Fotos: Stefanie Herker / Location: Miss Pepper, Dasing

MIT SCHATZ AUF DER FLUCHT. NOSTALGIE IM GEPÄCK.

Es ist Mittag. Die Sonne glüht auf den Highway, als ein gelber Chevy mit glänzenden Chromflügeln vor dem Diner zum Stehen kommt. Eine mysteriöse Kiste liegt hinten auf der Ladefläche. Gerade so groß, dass.. ihr wisst schon. Türen schlagen, High Heels tippeln auf Asphalt, ein Motor verstummt, nur das Flackern des Neonlichts außen am Diner bleibt.

VON STEFANIE HERKER

Sally läuft zielstrebig und elegant auf das Diner zu.
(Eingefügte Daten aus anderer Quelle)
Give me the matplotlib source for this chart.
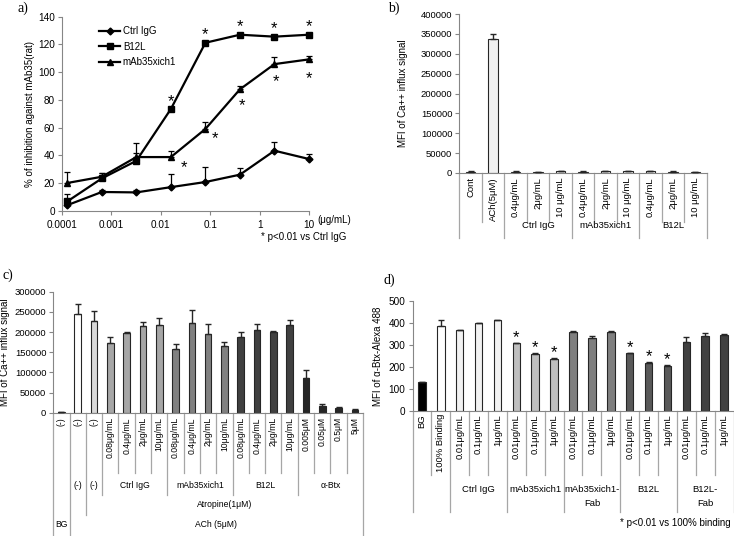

Ihr knallrotes Haar glüht fast wie das Schild über der Eingangstür. Der rosarote Rock schwingt, die weiße Bluse spannt sich leicht über die Schultern. Bunte Tattoos schmücken ihre helle Haut. Im Haar steckt eine Blume, die längst ihr Markenzeichen ist. Rote Lippen, eine Brille, hinter der sich leuchtend blaue Augen verstecken, die mehr gesehen haben, als sie zugeben. Jonnie folgt. Braune Stoffhose, rosa Strickshirt. Vollbart. Seine Zigarette zieht er durch den ganzen Körper. Die Glut blitzt noch einmal im Rückspiegel des Chevys auf, als wäre sie ein Signal. Für wen? Das wissen nur die beiden.
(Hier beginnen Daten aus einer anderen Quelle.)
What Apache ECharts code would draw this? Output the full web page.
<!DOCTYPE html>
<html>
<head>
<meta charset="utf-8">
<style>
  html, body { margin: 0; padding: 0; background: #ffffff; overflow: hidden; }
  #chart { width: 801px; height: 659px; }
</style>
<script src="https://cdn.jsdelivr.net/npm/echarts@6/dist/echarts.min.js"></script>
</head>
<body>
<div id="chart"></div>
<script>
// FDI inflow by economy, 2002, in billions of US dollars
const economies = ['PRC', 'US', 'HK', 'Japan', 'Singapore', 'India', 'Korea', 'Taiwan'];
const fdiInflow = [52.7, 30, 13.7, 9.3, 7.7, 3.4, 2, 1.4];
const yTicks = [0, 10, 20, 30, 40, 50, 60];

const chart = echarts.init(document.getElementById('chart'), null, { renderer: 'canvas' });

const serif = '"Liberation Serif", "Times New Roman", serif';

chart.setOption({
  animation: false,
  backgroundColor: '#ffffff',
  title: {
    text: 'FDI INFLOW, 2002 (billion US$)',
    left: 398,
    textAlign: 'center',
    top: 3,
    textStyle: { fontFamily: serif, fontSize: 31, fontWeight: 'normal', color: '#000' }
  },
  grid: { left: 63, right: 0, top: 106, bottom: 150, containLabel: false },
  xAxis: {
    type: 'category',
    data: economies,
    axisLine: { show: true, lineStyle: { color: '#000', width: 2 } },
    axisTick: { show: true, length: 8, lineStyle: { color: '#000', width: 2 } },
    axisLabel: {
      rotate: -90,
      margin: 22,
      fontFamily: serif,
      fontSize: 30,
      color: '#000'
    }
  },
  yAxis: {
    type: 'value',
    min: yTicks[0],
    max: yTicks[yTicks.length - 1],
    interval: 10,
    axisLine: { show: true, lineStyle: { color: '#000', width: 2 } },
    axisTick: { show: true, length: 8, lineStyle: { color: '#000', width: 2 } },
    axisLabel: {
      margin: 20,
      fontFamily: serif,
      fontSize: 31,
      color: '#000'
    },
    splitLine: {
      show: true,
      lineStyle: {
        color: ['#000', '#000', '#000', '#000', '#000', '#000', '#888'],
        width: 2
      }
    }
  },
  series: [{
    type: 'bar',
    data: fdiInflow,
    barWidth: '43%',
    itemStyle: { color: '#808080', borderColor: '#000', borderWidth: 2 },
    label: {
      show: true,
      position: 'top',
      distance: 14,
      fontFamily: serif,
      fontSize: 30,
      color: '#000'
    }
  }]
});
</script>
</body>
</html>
Drinnen, im Diner, spielt die Jukebox leise „Blue Suede Shoes“. Ein alter Mann sitzt an der Bar. Er wirkt unheimlich. Sie setzen sich in eine Ecke, wie ganz normale Gäste. Lächeln und bestellen wie ein Paar, das einfach auf der Durchreise ist. Doch da ist dieser Widerspruch: die Pastellträume der 50s, die Sahnehaube auf dem Milkshake – und die Ahnung, dass Sally und Jonnie nicht hier sind, um bloß Pommes zu bestellen.
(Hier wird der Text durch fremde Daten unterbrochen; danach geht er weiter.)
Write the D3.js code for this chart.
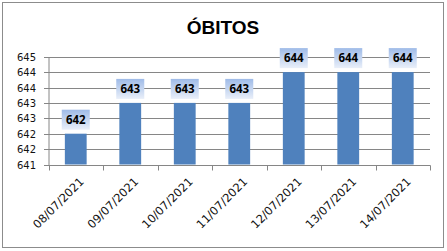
<!DOCTYPE html>
<html>
<head>
<meta charset="utf-8">
<script src="https://cdn.jsdelivr.net/npm/d3@7"></script>
<style>
  html, body { margin: 0; padding: 0; background: #fff; }
  svg { display: block; }
</style>
</head>
<body>
<script>
const categories = ["08/07/2021","09/07/2021","10/07/2021","11/07/2021","12/07/2021","13/07/2021","14/07/2021"];
const values = [642, 643, 643, 643, 644, 644, 644];
const yTicks = [641, 641.5, 642, 642.5, 643, 643.5, 644, 644.5];
const yTickLabels = ["641","642","642","643","643","644","644","645"];
const chartTitle = "ÓBITOS";

(function () {
const W = 447, H = 251;
const svg = d3.select("body").append("svg").attr("width", W).attr("height", H);

const defs = svg.append("defs");
const grad = defs.append("linearGradient").attr("id", "lblGrad")
  .attr("x1", 0).attr("y1", 0).attr("x2", 0).attr("y2", 1);
grad.append("stop").attr("offset", "0%").attr("stop-color", "#9fbbe8");
grad.append("stop").attr("offset", "100%").attr("stop-color", "#e9eff9");

// border
svg.append("rect").attr("x", 2.5).attr("y", 2.5).attr("width", 441).attr("height", 245)
  .attr("fill", "#fff").attr("stroke", "#8c8c8c").attr("stroke-width", 1);

svg.append("text").attr("x", 223).attr("y", 34).attr("text-anchor", "middle")
  .attr("font-family", "Liberation Sans, Arial, sans-serif").attr("font-weight", "bold")
  .attr("font-size", 19).attr("fill", "#000").text(chartTitle);

const pLeft = 48.5, pRight = 430, pTop = 56.7, pBottom = 164.5;
const x = d3.scaleBand().domain(categories).range([pLeft, pRight]).padding(0);
const y = d3.scaleLinear().domain([641, 644.5]).range([pBottom, pTop]);

// gridlines
svg.append("g").selectAll("line").data(yTicks.slice(1)).join("line")
  .attr("x1", pLeft).attr("x2", pRight)
  .attr("y1", d => Math.round(y(d)) + 0.5).attr("y2", d => Math.round(y(d)) + 0.5)
  .attr("stroke", "#868686").attr("stroke-width", 1);

// bars
const barW = x.step() * 0.4;
svg.append("g").selectAll("rect").data(values).join("rect")
  .attr("x", (d, i) => x(categories[i]) + x.bandwidth() / 2 - barW / 2)
  .attr("width", barW)
  .attr("y", d => y(d))
  .attr("height", d => pBottom - y(d))
  .attr("fill", "#4f81bd");

// y axis
const yAxis = d3.axisLeft(y).tickValues(yTicks).tickSize(5).tickPadding(8)
  .tickFormat((d, i) => yTickLabels[i]);
const gy = svg.append("g").attr("transform", `translate(${pLeft},0)`).call(yAxis);
gy.select(".domain").attr("stroke", "#868686").attr("d", `M0.5,${Math.round(pTop)+0.5}V${Math.round(pBottom)+0.5}`);
gy.selectAll(".tick line").attr("stroke", "#868686");
gy.selectAll(".tick").attr("transform", d => `translate(0.5,${Math.round(y(d)) + 0.5})`);
gy.selectAll("text").attr("font-family", "DejaVu Sans, sans-serif").attr("font-size", 10).attr("fill", "#111");

// x axis
const gx = svg.append("g").attr("transform", `translate(0,${Math.round(pBottom) + 0.5})`);
gx.append("line").attr("x1", pLeft).attr("x2", pRight + 0.5).attr("stroke", "#868686");
const boundaries = categories.map(c => x(c)).concat([pRight]);
gx.selectAll("line.tk").data(boundaries).join("line").attr("class", "tk")
  .attr("x1", d => Math.round(d) + 0.5).attr("x2", d => Math.round(d) + 0.5)
  .attr("y1", 0).attr("y2", 5).attr("stroke", "#868686");
gx.selectAll("text").data(categories).join("text")
  .attr("transform", d => `translate(${x(d) + x.bandwidth() / 2 + 6},${14}) rotate(-45)`)
  .attr("text-anchor", "end")
  .attr("dy", "0.35em")
  .attr("font-family", "DejaVu Sans, sans-serif").attr("font-size", 11.5).attr("fill", "#111")
  .text(d => d);

// data labels
const bw = 28, bh = 20;
const lbl = svg.append("g").selectAll("g").data(values).join("g")
  .attr("transform", (d, i) => `translate(${x(categories[i]) + x.bandwidth() / 2},${y(d) - 4 - bh / 2})`);
lbl.append("rect").attr("x", -bw / 2).attr("y", -bh / 2).attr("width", bw).attr("height", bh)
  .attr("fill", "url(#lblGrad)");
lbl.append("text").attr("text-anchor", "middle").attr("dy", "0.36em")
  .attr("font-family", "Open Sans, DejaVu Sans, sans-serif").attr("font-weight", "bold")
  .attr("font-size", 11.5).attr("fill", "#000").text(d => d);
})();
</script>
</body>
</html>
Niemand weiß genau, was sie getan haben. Manche sagen, sie hätten eine Bank überfallen. Andere behaupten, sie hätten Blut an den Händen, dabei könnte es auch einfach nur Ketchup sein. Vielleicht haben sie geraubt, vielleicht nur gestohlen. Ein geraubter Verstand? Ein gestohlener Kuss? Oder doch mehr? In dieser Szene, in diesem Diner, wirken sie harmlos – bis du länger hinsiehst. Dann erkennst du: Nostalgie und das fröhliche Grinsen sind nur die Maske. Und hinter ihr steckt eine Geschichte, die wilder ist, als jede Rock’n’Roll-Ballade.

Und dann – Schnitt.

Die Kamera würde jetzt ausblenden, das Bild flirrt, die Figuren bleiben für einen Moment eingefroren zwischen Milkshake und amerikanischen Nummernschildern. Sally und Jonnie verschwimmen, die Kulisse des Diners bricht zusammen wie eine Filmkulisse aus Pappmaché.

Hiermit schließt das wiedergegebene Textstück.